The Bishop of Grimsby, academics and business leaders have objected to plans for long-term oil production at Biscathorpe in the Lincolnshire Wolds.
In an open letter published today, 25 signatories from Lincoln Climate Commission have urged the county council to refuse planning permission for the site in the Area of Outstanding Natural Beauty (AONB).
The application by Egdon Resources seeks to extract oil at Biscathorpe for 15 years. Local people have raised concerns about the impact of the proposal on a rare chalk stream, the landscape of the AONB and climate change.

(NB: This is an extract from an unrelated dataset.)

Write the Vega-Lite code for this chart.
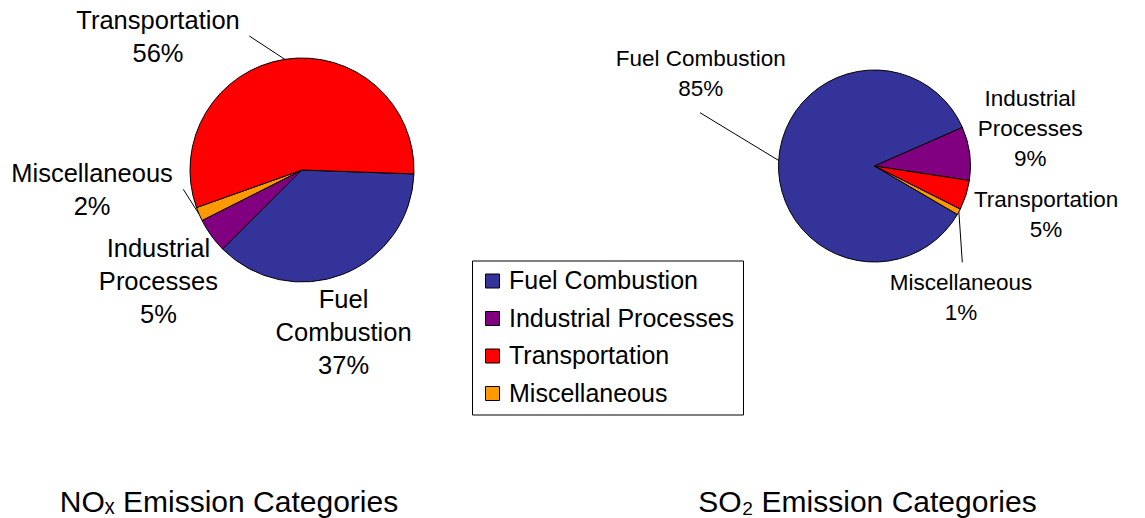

Lincoln Climate Commission’s letter said:
“We respectfully ask that County Councillors consider the concerns of the local community, the serious issues of potential threat to biodiversity and amenity, and the over-riding concern due to the existential threat of climate change. We urge that you turn down the application.”
The signatories include: Dr David Court, the bishop of Grimsby; Edward Hanna, professor of climate science and meteorology at University of Lincoln; Geoff Stratford, founder member of Lincoln Climate Commission; local academics; and executives from companies such as Gusto Group, BE Design, OpenPlan and Greenlite Building Physics.

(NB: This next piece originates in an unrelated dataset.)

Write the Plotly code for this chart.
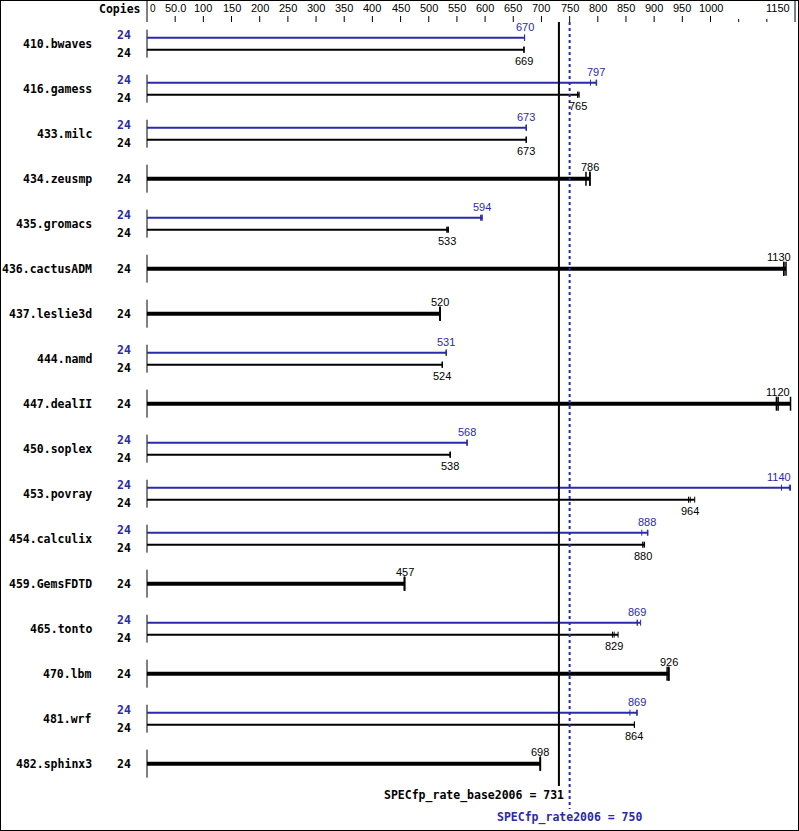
import plotly.graph_objects as go

# SPEC CPU2006 floating point rate results (base = black, peak = blue)
benchmarks = ["410.bwaves", "416.gamess", "433.milc", "434.zeusmp", "435.gromacs",
              "436.cactusADM", "437.leslie3d", "444.namd", "447.dealII", "450.soplex",
              "453.povray", "454.calculix", "459.GemsFDTD", "465.tonto", "470.lbm",
              "481.wrf", "482.sphinx3"]
base_copies = [24] * 17
peak_copies = [24, 24, 24, None, 24, None, None, 24, None, 24, 24, 24, None, 24, None, 24, None]
base_ratio = [669, 765, 673, 786, 533, 1130, 520, 524, 1120, 538, 964, 880, 457, 829, 926, 864, 698]
peak_ratio = [670, 797, 673, None, 594, None, None, 531, None, 568, 1140, 888, None, 869, None, 869, None]
# individual run results (3 runs per benchmark)
base_runs = [[669, 669, 669], [764, 765, 767], [673, 673, 673], [779, 786, 786],
             [532, 533, 535], [1130, 1130, 1134], [520, 520, 520], [524, 524, 524],
             [1117, 1120, 1142], [538, 538, 538], [961, 964, 972], [880, 880, 883],
             [457, 457, 457], [826, 829, 836], [923, 926, 926], [865, 865, 865],
             [698, 698, 698]]
peak_runs = [[670, 670, 670], [787, 797, 798], [673, 673, 673], None,
             [592, 594, 595], None, None, [531, 531, 531],
             None, [568, 568, 568], [1126, 1140, 1142], [878, 888, 889],
             None, [870, 870, 876], None, [857, 869, 870],
             None]
base_overall = 731
peak_overall = 750
tick_vals = [0, 50, 100, 150, 200, 250, 300, 350, 400, 450, 500, 550, 600, 650,
             700, 750, 800, 850, 900, 950, 1000, 1150]
tick_labels = ["0", "50.0", "100", "150", "200", "250", "300", "350", "400", "450",
               "500", "550", "600", "650", "700", "750", "800", "850", "900", "950",
               "1000", "1150"]
minor_ticks = [1050, 1100]

BLUE = "#2a2aaa"
BLACK = "#000000"
W, H = 799, 831
X0, XS = 147, 0.5635   # pixel of value 0, pixels per unit
Y0, ROW = 43.7, 45     # pixel of first row centre, row pitch
LABEL_MAX_PX = 779     # value labels are pushed left so they stay inside the frame


def dx(p):
    return p / XS


def dy(p):
    return p / ROW


def ypx(p):
    return (p - Y0) / ROW


def value_x(v):
    return min(v, (LABEL_MAX_PX - X0) / XS)


MONO = "DejaVu Sans Mono"
SANS = "Liberation Sans"

fig = go.Figure()


def segs(pairs):
    xs, ys = [], []
    for (xa, ya), (xb, yb) in pairs:
        xs += [xa, xb, None]
        ys += [ya, yb, None]
    return xs, ys


def add_segs(pairs, color, width, dash=None):
    xs, ys = segs(pairs)
    fig.add_trace(go.Scatter(x=xs, y=ys, mode="lines", hoverinfo="skip",
                             line=dict(color=color, width=width, dash=dash)))


annotations = []


def label(x, y, text, color=BLACK, size=11, family=SANS, anchor="center", bold=False):
    if bold:
        text = "<b>" + text + "</b>"
    annotations.append(dict(x=x, y=y, xref="x", yref="y", text=text, showarrow=False,
                            xanchor=anchor, yanchor="middle", borderpad=0,
                            font=dict(family=family, size=size, color=color)))


thin_black, thin_blue, thick_black = [], [], []
tick_black, tick_blue, tick_thick, row_ticks = [], [], [], []

for i, name in enumerate(benchmarks):
    row_ticks.append(((0, i - dy(14)), (0, i + dy(14))))
    label(-dx(54), i, name, family=MONO, size=11.5, anchor="right", bold=True)
    if peak_runs[i] is None:
        runs = base_runs[i]
        thick_black.append(((0, i), (max(runs), i)))
        for r in runs:
            tick_thick.append(((r, i - dy(7)), (r, i + dy(7))))
        label(-dx(23), i, str(base_copies[i]), family=MONO, size=11.5, bold=True)
        label(value_x(base_ratio[i]), i - dy(12), str(base_ratio[i]))
    else:
        yp, yb = i - dy(6), i + dy(6)
        thin_blue.append(((0, yp), (max(peak_runs[i]), yp)))
        thin_black.append(((0, yb), (max(base_runs[i]), yb)))
        for r in peak_runs[i]:
            tick_blue.append(((r, yp - dy(3)), (r, yp + dy(3))))
        for r in base_runs[i]:
            tick_black.append(((r, yb - dy(3)), (r, yb + dy(3))))
        label(-dx(23), i - dy(8.5), str(peak_copies[i]), color=BLUE, family=MONO, size=11.5, bold=True)
        label(-dx(23), i + dy(9.5), str(base_copies[i]), family=MONO, size=11.5, bold=True)
        label(value_x(peak_ratio[i]), i - dy(16.5), str(peak_ratio[i]), color=BLUE)
        label(value_x(base_ratio[i]), i + dy(17), str(base_ratio[i]))

add_segs(row_ticks, BLACK, 1)
add_segs(thin_blue, BLUE, 2)
add_segs(thin_black, BLACK, 2)
add_segs(thick_black, BLACK, 4)
add_segs(tick_blue, BLUE, 1)
add_segs(tick_black, BLACK, 1)
add_segs(tick_thick, BLACK, 1.5)

# reference lines for the overall results
add_segs([((base_overall, ypx(22)), (base_overall, ypx(786)))], BLACK, 2)
add_segs([((peak_overall, ypx(22)), (peak_overall, ypx(809)))], BLUE, 2, dash="dot")
label(base_overall + dx(6), ypx(795), "SPECfp_rate_base2006 = %d" % base_overall,
      family=MONO, size=11.5, anchor="right", bold=True)
label(peak_overall, ypx(817), "SPECfp_rate2006 = %d" % peak_overall,
      color=BLUE, family=MONO, size=11.5, bold=True)

# top scale
axis_ticks = [((0, ypx(0)), (0, ypx(22)))]
for v in tick_vals[1:-1]:
    axis_ticks.append(((v, ypx(16)), (v, ypx(22))))
axis_ticks.append(((tick_vals[-1], ypx(0)), (tick_vals[-1], ypx(22))))
for v in minor_ticks:
    axis_ticks.append(((v, ypx(19)), (v, ypx(22))))
add_segs(axis_ticks, BLACK, 1)
for v, t in zip(tick_vals, tick_labels):
    if v == 0:
        label(v + dx(2), ypx(8), t, anchor="left", size=10)
    elif v == tick_vals[-1]:
        label(v - dx(4), ypx(8), t, anchor="right")
    else:
        label(v, ypx(8), t)
label(-dx(5), ypx(9), "Copies", family=MONO, size=11.5, anchor="right", bold=True)

fig.update_layout(
    width=W, height=H, autosize=False,
    margin=dict(l=0, r=0, t=0, b=0, pad=0),
    paper_bgcolor="white", plot_bgcolor="white",
    showlegend=False,
    xaxis=dict(range=[-X0 / XS, (W - X0) / XS], visible=False, fixedrange=True),
    yaxis=dict(range=[ypx(H), ypx(0)], visible=False, fixedrange=True),
    annotations=annotations,
    shapes=[dict(type="rect", xref="paper", yref="paper", x0=0, x1=1, y0=0, y1=1,
                 line=dict(color=BLACK, width=2))],
)

fig.write_html("out.html", config={"displayModeBar": False},
               post_script="document.body.style.margin='0';document.body.style.overflow='hidden';")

The letter said it was “hard to see” how allowing oil extraction in the AONB was consistent with the county council’s Green Masterplan. This was developed to meet the challenges of climate change and achieve net zero carbon emissions by 2050.
The signatories said:
“as fast as possible, we must wean ourselves off dependence on fossil fuels.
“to explore for and to extract new sources of oil from Lincolnshire is utterly incompatible with keeping within the internationally agreed goal of limiting global overheating to 1.5 degrees.
“There is no shortage of fuel to supply our needs while we make the necessary rapid transition towards a zero carbon economy. We do not need fossil fuels from the rocks under Lincolnshire.”
The letter added:
“It is hard to see how ‘new oil’ is consistent with the government’s recent announcement to reduce emissions by 78% by 2035. Instead, we should invest our efforts and resources into renewables and into mitigating and adapting to the effects of warming.”
It urged Lincolnshire County Council to respect local concerns about the proposal, expressed by Donington-on-Bain parish council and Lincolnshire Wildlife Trust. The Lincolnshire Wolds AONB partnership has also objected to the application.